Когда Богдан Хмельницкий издавал этот универсал, он находился еще в плену у хана, а на Украине распространялись слухи, что он не вернется: одни говорили, будто он принял исламизм и добровольно едет с Ислам-Гиреем, другие — что его уводят в оковах.
Появление универсала рассеяло эти толки, а вскоре (29 июня) гетман появился лично. Он прибыл в Любартов, а затем в Паволочь, и тут перед ним во всей наготе открылась ужасная истина. Выпуская универсал в Белой Церкви, он считался уже с тем, что поляки одержали победу, но он никак не предполагал действительных масштабов ее. Он предписывал некоторым полкам стянуться к Белой Церкви, остальным к Корсуни, на самом же деле все полки находились в страшном расстройстве.
А тут нагрянула еще одна беда: отряд уманского полковника Глуха прогнал один татарский загон, грабивший украинские села; дело дошло до крупного вооруженного столкновения. В связи с этим Ислам-Гирей прислал резкое письмо, наполненное угрозами.
Было от чего притти в отчаяние. Погибли плоды трехлетней героической борьбы. Опустошенная страна, деморализованное поражением войско, разгуливающие по городам и селам татарские загоны, быстро продвигающаяся сильная польская армия, ни денег, ни союзника… К тому же пустота в личной жизни: жена казнена по его же приказанию, нет в живых некоторых преданных помощников. Трудно придумать более безнадежную ситуацию.
И тут Хмельницкий показал, какие взлеты воли были ему свойственны. В этом угрюмом человеке таились неисчерпаемые бодрость и мужество. Только на один момент дрогнул он, почувствовал усталость и неуверенность в себе.
— Пойду на Запорожье, — сказал он, — не хочу больше воевать с панами…
Но это минутное колебание быстро прошло, и Богдан принялся за дело. Весь его организационный гений проявился в эти тяжкие часы. В Крым и Турцию полетели гонцы с воззваниями не отступаться от козаков, так как иначе козакам придется совместно с Польшей воевать против них же. По всей стране понеслись призывные универсалы гетмана: судьба изменчива, теперь она благоволит к полякам, завтра повернется к ним спиною. Против нас наступает немногочисленная армия, возобновим войну, и мы возвратим с лихвою все утерянное.

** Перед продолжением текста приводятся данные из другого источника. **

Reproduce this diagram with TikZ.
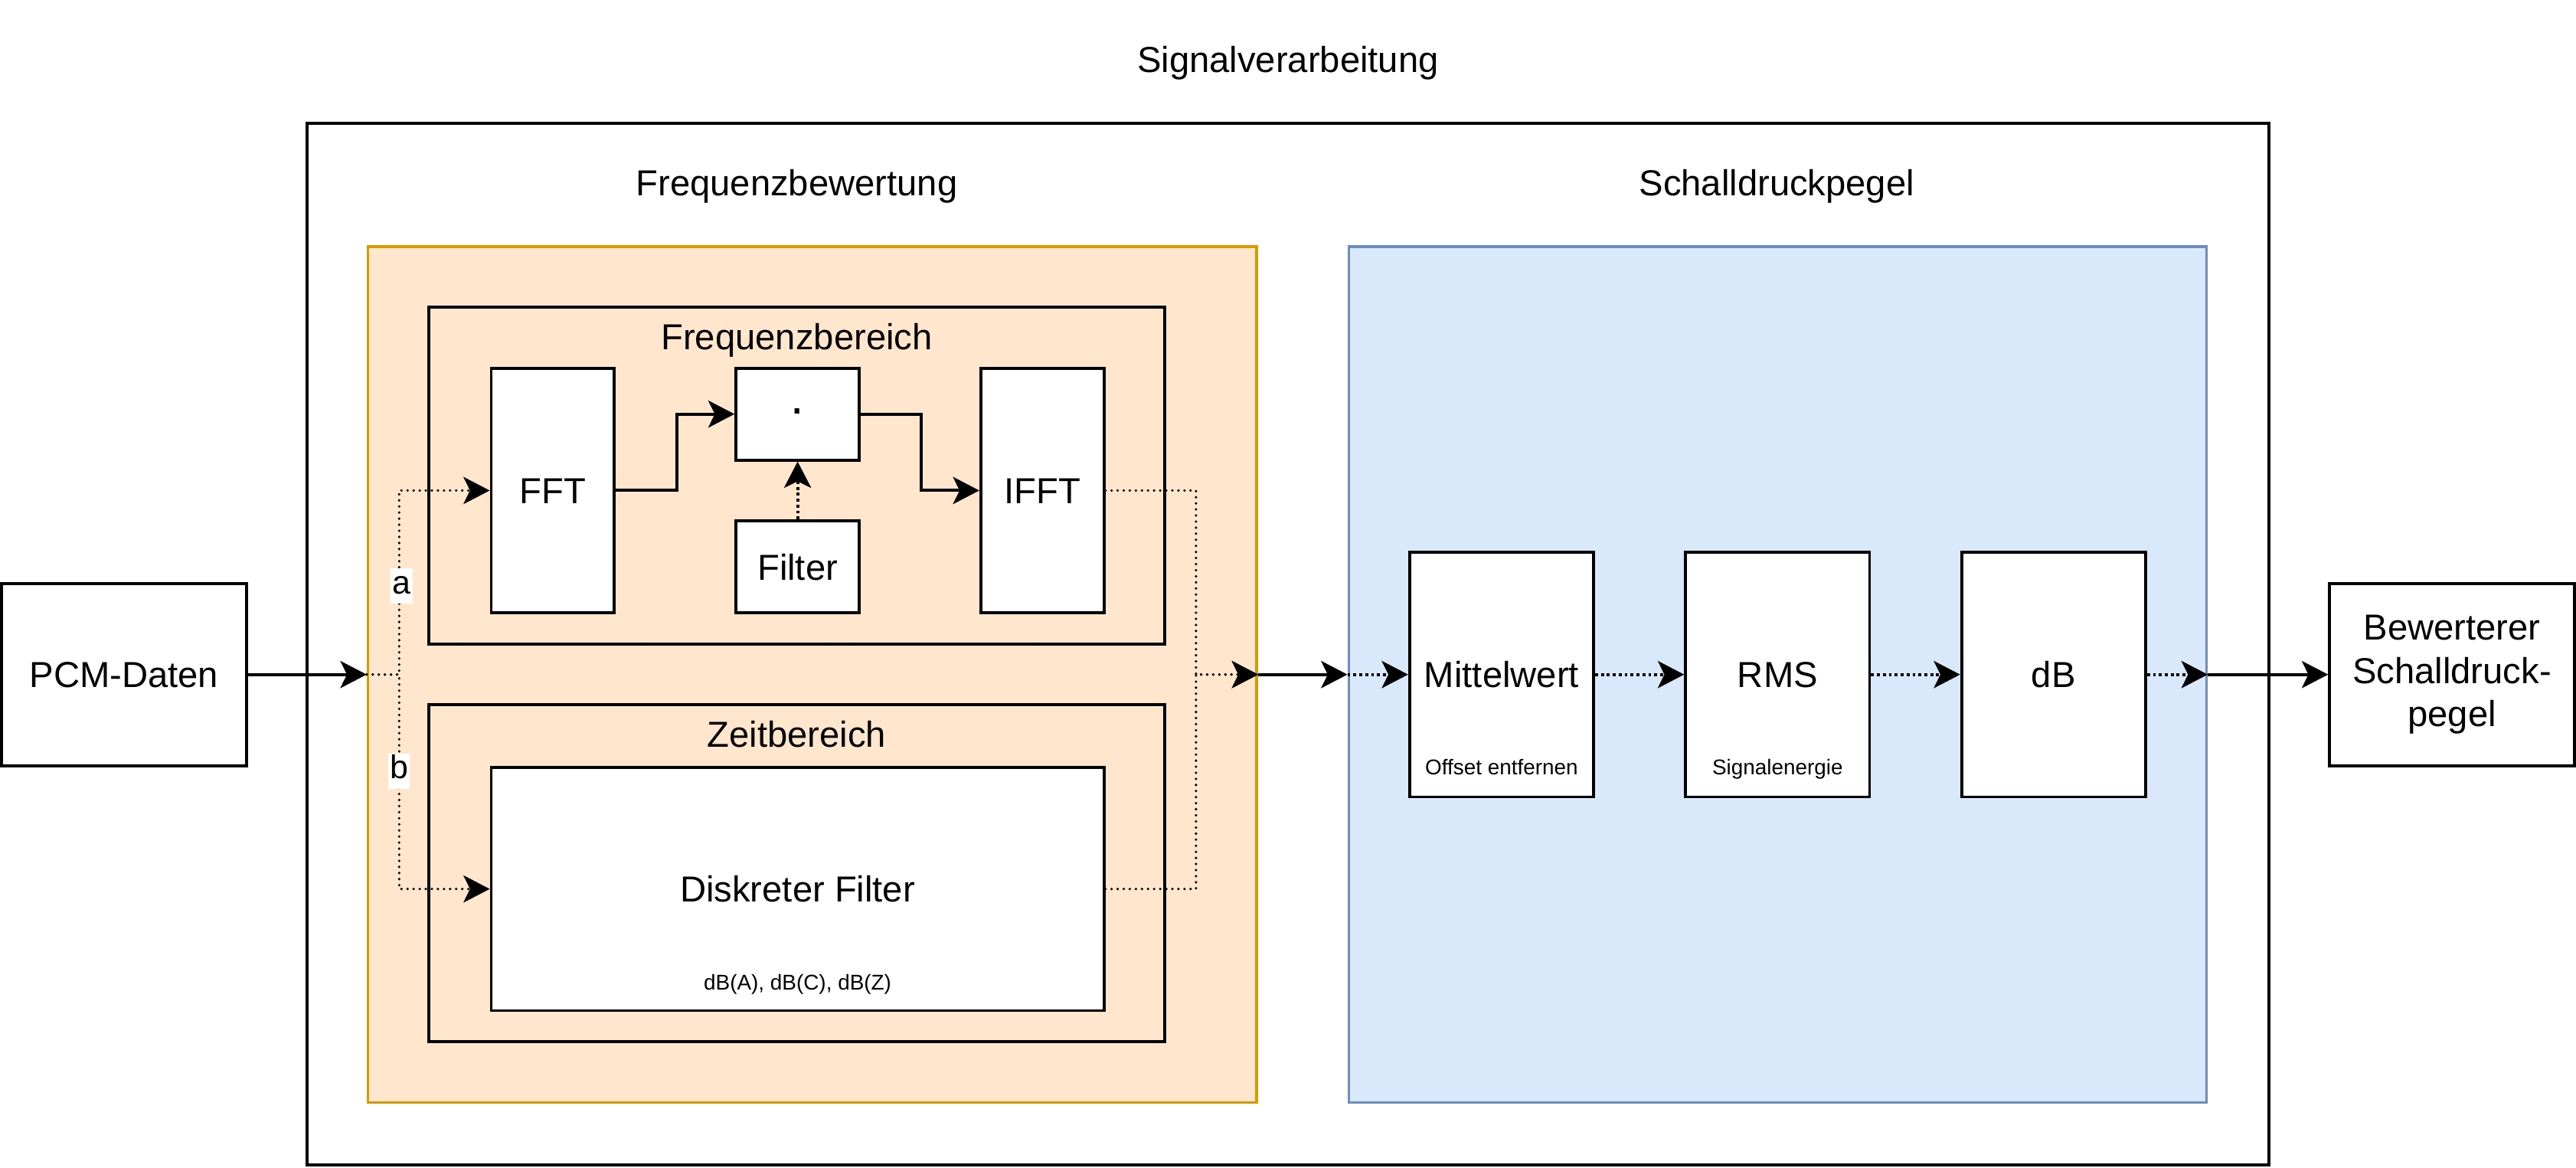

Это были слова, которые жаждало услышать украинское население, и потому те же люди, которые накануне кляли гетмана, теперь стекались под его знамя. На Масловом Броде состоялась «черная» рада, все ораторы громили Богдана, покинувшего свое войско под Берестечком. Узнав об этом, гетман бесстрашно явился на раду и козаки единодушно примкнули к нему.
«Худое состояние дел его [Хмельницкого] подавало ему советы, полные ярости и отчаяния, — пишет Симоновский, — он собрал не только козаков, но и мужиков, довольно способных к испытанию вновь щастия в оружии. Из сих последних многие говорили в голос, что бесчестно есть потерять кураж за худой выигрыш баталии, что те, которые их обратили в бегство, убегали прежде и от них и что равное неблагополучие им может еще приключиться».
«Плодовитая матка козацкая, Украина возродила козачество, как будто не было берестечского поражения», замечает один летописец. Кипучая энергия Хмельницкого переливалась в его помощников, наполняла всех верой в победу.
В сентябре в дневнике Станислава Освецима появляется следующая запись: «Враги захватили все дороги и пути сообщения, прервали все сношения, беспокоили наших частыми стычками и произвели в войске нестерпимый голод, не допуская в лагерь подвоза припасов. Хлопы в селах и местечках везде насмехались над нашими, восклицая: «Ляхи отрезали нас от Днепра, а мы их от Вислы!»